[begin SUPPLIED RECORDS]

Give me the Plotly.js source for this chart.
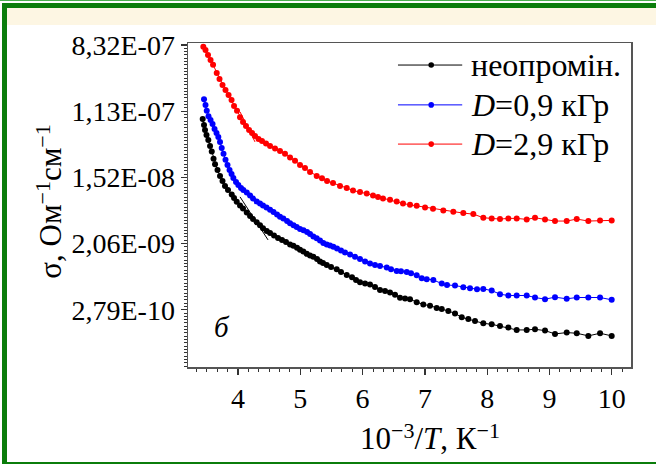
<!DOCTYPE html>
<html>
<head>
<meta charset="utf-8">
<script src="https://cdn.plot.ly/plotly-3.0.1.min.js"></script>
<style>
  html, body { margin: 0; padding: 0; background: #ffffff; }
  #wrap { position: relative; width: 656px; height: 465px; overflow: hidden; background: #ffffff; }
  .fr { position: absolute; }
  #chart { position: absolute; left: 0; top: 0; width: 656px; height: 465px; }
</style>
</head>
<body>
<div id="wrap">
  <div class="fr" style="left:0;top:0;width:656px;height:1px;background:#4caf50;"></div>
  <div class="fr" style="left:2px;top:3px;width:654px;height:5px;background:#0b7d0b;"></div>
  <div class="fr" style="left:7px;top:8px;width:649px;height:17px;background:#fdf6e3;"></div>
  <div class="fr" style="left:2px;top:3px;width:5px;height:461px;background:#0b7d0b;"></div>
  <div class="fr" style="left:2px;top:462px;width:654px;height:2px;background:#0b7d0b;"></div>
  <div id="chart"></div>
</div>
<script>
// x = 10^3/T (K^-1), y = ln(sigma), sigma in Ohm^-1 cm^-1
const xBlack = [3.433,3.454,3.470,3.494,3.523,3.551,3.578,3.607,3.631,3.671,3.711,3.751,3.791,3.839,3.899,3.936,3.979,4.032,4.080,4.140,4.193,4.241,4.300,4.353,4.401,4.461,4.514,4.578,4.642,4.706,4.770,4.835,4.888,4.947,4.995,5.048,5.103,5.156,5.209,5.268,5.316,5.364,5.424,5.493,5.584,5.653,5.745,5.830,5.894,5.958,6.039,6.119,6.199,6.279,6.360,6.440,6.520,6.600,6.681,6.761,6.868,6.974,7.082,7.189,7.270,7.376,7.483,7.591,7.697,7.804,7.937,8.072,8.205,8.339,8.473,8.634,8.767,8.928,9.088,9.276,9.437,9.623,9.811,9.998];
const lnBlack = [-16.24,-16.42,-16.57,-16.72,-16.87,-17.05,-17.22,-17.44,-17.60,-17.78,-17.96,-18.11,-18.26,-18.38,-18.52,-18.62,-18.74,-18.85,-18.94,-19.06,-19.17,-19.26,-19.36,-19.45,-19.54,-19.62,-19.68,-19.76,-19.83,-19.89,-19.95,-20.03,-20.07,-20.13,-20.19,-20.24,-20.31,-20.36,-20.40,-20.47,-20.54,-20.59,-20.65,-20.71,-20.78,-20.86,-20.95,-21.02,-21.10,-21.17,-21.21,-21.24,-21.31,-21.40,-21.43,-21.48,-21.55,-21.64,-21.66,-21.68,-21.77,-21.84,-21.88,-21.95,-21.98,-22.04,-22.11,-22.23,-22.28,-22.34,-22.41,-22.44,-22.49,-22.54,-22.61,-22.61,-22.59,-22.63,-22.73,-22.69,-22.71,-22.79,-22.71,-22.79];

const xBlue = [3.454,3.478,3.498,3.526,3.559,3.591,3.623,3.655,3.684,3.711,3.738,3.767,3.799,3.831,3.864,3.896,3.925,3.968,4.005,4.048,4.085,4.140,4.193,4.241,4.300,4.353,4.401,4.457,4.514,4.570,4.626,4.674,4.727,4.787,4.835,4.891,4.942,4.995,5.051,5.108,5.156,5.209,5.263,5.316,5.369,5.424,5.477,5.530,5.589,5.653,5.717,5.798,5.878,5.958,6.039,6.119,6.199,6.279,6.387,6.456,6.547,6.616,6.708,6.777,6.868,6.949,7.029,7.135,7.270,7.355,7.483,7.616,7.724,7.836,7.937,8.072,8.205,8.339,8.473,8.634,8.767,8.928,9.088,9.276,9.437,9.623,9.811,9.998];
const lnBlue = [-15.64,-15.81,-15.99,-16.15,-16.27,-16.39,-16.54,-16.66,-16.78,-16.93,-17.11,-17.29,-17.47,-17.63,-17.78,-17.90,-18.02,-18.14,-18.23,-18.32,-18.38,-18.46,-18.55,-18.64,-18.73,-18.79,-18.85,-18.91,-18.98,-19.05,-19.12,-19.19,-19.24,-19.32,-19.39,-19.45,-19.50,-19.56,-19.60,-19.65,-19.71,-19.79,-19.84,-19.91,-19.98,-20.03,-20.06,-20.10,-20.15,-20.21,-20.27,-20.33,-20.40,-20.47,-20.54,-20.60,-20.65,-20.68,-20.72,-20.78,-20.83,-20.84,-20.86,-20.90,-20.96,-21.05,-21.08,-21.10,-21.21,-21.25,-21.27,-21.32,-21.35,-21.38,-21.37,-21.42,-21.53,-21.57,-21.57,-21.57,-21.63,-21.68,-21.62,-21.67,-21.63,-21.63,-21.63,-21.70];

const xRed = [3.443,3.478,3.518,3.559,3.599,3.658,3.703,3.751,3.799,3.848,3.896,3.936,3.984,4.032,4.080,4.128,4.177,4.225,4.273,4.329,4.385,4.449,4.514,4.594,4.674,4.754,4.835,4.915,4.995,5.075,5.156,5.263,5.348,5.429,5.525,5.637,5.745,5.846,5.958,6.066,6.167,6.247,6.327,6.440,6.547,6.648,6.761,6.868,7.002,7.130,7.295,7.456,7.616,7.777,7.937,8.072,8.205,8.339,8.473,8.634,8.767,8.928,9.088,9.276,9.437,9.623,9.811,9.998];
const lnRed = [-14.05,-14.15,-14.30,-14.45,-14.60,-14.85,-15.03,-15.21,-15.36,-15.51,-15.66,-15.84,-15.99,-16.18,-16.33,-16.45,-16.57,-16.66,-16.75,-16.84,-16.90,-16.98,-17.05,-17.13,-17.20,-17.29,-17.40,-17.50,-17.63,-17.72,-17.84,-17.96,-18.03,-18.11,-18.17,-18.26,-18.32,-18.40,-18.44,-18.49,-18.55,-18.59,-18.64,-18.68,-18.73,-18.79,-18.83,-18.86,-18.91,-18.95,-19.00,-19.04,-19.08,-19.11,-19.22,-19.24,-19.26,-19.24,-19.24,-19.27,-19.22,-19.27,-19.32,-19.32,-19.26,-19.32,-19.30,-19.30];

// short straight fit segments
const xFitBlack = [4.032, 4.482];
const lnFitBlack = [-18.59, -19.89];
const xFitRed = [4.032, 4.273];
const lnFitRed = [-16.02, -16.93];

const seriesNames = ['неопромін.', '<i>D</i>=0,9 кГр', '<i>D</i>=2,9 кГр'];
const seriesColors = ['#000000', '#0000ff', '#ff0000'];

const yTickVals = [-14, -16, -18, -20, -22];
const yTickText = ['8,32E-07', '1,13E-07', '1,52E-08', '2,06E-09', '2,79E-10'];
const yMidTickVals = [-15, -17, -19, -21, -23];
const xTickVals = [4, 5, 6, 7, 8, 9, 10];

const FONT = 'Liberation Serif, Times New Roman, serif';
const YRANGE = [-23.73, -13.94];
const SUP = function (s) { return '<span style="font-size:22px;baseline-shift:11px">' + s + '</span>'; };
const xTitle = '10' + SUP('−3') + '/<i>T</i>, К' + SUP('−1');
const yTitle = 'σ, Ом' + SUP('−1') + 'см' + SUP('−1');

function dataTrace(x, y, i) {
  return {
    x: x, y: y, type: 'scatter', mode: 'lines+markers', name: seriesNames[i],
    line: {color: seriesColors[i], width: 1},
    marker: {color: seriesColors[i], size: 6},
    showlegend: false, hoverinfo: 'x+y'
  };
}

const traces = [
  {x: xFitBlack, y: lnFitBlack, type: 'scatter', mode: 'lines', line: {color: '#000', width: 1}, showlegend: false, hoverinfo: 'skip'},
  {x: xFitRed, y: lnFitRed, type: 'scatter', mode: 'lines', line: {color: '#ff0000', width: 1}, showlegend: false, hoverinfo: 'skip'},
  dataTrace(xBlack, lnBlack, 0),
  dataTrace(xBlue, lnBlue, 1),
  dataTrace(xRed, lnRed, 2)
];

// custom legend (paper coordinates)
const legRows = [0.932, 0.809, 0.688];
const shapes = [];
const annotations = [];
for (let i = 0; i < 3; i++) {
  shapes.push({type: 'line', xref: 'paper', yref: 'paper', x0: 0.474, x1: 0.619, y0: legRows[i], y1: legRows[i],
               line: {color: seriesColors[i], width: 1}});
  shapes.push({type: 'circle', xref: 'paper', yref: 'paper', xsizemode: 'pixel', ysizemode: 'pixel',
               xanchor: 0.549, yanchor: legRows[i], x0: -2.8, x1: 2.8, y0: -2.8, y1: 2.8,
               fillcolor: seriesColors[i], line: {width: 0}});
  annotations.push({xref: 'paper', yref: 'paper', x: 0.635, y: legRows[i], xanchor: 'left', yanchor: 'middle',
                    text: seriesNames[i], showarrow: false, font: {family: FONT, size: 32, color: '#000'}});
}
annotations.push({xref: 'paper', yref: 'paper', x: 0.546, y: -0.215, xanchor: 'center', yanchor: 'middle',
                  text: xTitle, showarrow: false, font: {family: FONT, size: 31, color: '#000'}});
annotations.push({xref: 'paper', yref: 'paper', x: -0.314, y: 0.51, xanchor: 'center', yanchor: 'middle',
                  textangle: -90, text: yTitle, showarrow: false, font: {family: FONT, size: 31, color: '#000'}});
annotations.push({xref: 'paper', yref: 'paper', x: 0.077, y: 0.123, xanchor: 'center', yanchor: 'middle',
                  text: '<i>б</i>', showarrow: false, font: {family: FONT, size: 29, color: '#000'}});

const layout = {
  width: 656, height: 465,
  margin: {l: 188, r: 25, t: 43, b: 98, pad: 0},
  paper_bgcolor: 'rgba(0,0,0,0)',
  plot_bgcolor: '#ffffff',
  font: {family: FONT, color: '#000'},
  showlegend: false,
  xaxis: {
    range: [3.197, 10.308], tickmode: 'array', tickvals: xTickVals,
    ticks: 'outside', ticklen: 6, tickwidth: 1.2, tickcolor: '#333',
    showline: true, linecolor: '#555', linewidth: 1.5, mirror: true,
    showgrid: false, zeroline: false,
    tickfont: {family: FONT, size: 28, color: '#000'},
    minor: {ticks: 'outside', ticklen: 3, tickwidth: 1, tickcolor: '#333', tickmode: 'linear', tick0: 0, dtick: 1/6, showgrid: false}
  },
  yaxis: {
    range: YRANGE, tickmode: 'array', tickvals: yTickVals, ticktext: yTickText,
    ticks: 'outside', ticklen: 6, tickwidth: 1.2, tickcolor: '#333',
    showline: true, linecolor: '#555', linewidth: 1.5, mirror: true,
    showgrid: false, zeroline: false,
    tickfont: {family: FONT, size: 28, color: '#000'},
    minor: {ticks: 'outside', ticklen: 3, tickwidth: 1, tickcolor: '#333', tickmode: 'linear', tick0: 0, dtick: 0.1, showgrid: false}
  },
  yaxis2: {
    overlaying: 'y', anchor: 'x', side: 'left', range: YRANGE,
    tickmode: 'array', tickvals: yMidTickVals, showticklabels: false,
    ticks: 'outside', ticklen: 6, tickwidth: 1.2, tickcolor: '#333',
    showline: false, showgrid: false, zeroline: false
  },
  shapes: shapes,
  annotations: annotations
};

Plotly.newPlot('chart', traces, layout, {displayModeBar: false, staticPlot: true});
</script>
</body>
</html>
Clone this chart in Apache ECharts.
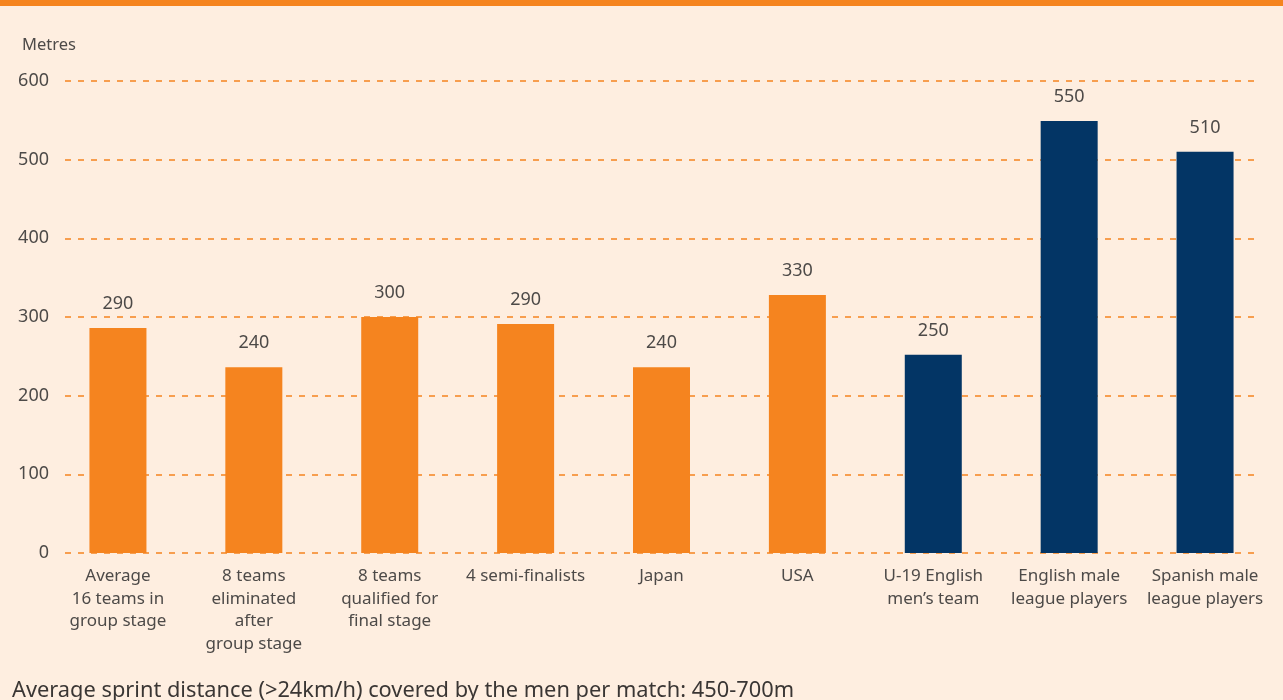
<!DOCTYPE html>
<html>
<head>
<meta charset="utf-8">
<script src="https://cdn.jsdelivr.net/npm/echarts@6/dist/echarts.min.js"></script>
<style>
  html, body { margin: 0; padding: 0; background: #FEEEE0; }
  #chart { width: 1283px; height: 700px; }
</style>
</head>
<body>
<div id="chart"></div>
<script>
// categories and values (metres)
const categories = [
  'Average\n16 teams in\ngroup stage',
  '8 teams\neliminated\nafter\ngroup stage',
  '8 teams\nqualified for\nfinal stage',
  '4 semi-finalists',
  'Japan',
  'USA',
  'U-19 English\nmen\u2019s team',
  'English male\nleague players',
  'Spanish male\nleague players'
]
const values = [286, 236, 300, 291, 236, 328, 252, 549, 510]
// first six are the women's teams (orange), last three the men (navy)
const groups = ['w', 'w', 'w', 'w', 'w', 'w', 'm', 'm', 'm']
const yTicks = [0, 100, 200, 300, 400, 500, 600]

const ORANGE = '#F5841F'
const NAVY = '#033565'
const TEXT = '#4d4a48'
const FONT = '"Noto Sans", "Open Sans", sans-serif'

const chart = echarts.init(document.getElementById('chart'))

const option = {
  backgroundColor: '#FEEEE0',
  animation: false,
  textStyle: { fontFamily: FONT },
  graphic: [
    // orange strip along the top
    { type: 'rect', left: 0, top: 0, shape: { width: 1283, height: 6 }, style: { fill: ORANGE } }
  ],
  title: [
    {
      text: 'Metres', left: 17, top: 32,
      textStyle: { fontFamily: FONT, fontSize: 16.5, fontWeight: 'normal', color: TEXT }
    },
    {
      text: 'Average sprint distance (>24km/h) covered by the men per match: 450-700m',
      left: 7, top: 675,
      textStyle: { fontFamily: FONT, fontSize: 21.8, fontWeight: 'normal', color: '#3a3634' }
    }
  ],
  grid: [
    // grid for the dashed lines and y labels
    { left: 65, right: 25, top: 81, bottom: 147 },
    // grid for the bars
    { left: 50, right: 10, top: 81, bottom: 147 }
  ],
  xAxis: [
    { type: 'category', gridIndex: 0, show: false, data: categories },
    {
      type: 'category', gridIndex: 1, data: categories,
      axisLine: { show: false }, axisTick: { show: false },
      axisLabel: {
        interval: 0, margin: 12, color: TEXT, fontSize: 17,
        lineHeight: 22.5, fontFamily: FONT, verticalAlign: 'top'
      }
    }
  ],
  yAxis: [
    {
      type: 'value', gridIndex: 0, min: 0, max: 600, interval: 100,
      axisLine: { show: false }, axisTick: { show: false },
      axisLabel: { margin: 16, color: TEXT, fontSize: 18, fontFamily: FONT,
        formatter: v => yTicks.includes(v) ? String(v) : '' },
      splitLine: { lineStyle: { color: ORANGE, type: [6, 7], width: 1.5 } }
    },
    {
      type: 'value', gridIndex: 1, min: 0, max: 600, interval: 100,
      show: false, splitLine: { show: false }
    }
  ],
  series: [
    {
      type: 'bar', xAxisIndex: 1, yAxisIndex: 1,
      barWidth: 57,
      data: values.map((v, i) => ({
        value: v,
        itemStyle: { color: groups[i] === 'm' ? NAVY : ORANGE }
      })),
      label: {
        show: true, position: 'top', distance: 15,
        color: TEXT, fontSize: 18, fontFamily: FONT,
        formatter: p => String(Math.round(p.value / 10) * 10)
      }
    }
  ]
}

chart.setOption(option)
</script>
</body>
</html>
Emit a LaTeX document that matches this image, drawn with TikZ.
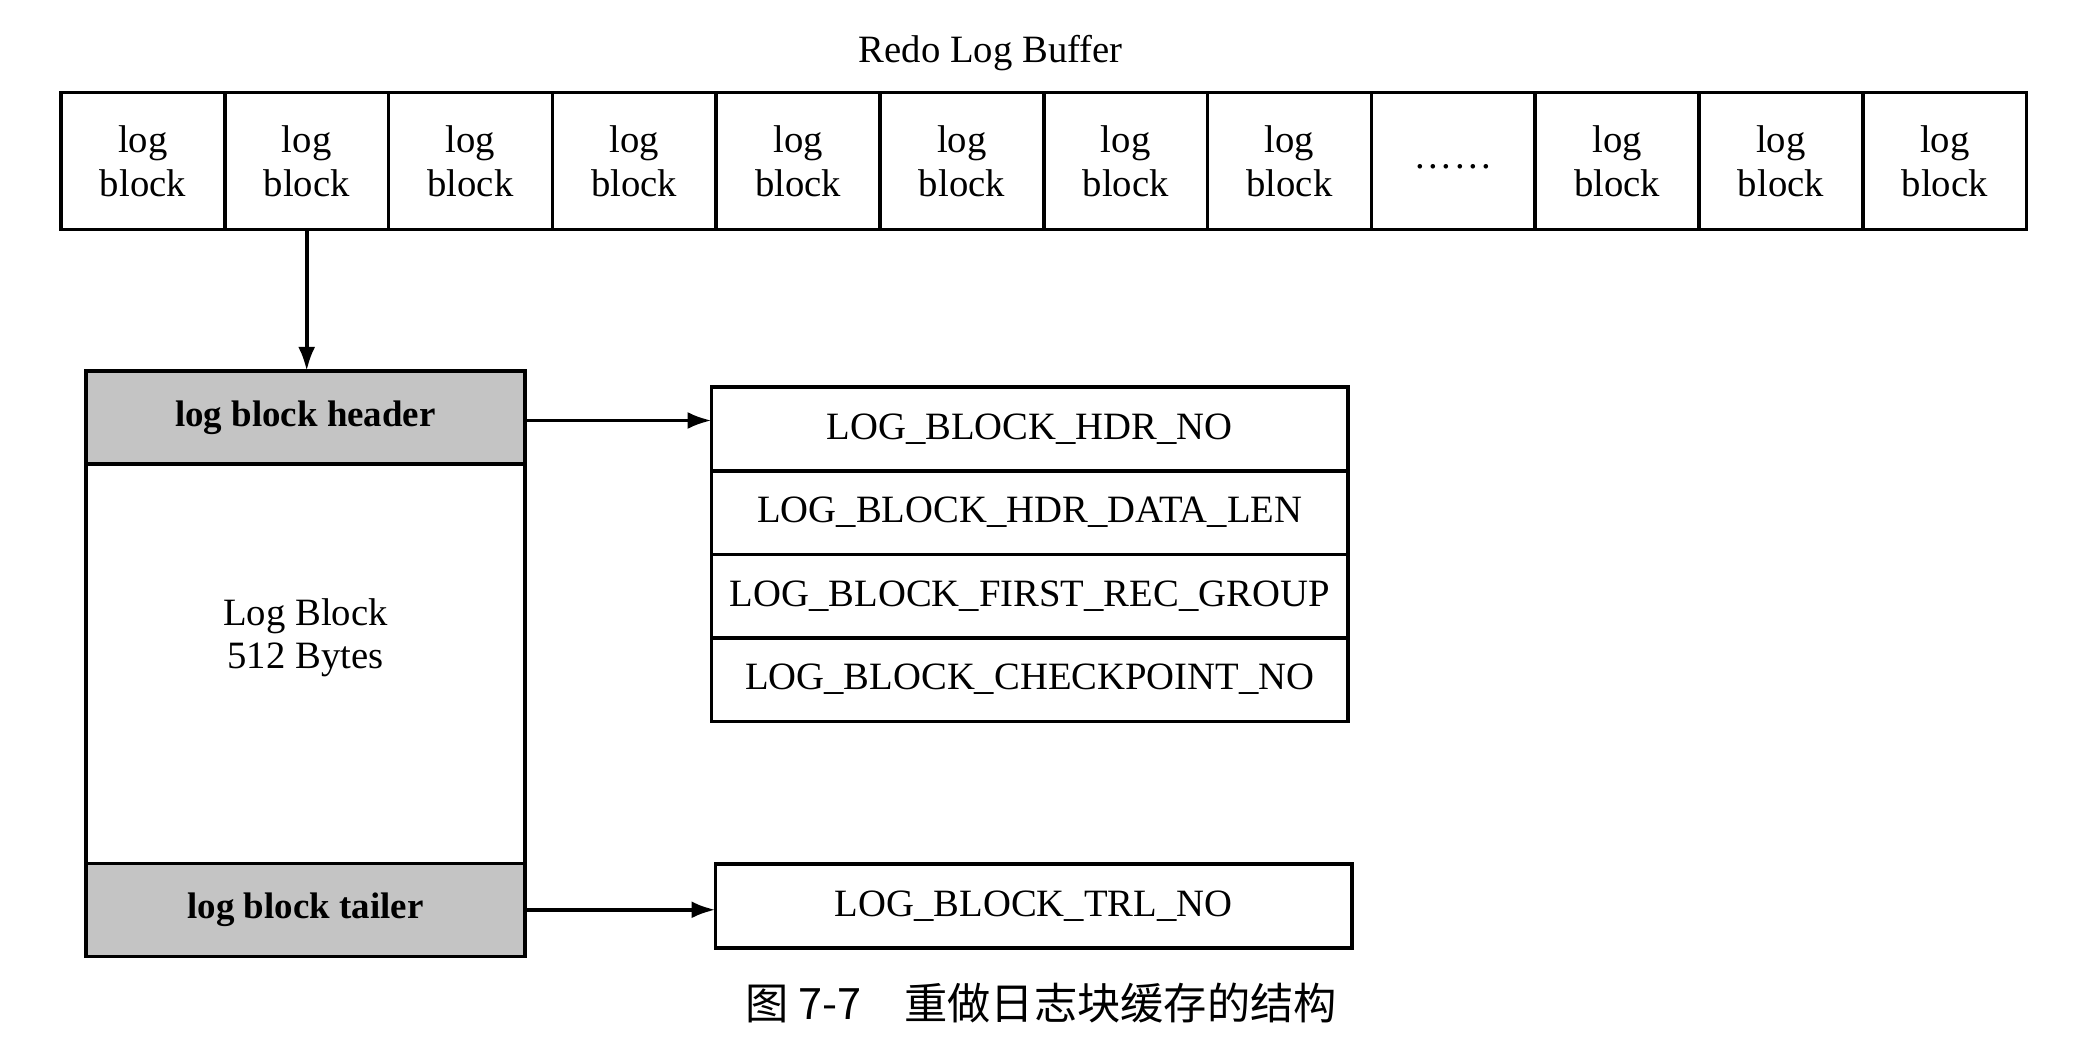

[end SUPPLIED RECORDS]

◆ PROBLEM DESCRIPTION ◆
Write down the number of lines where the word "this" appears, and nothing further.

◆ TASK RESULT ◆
3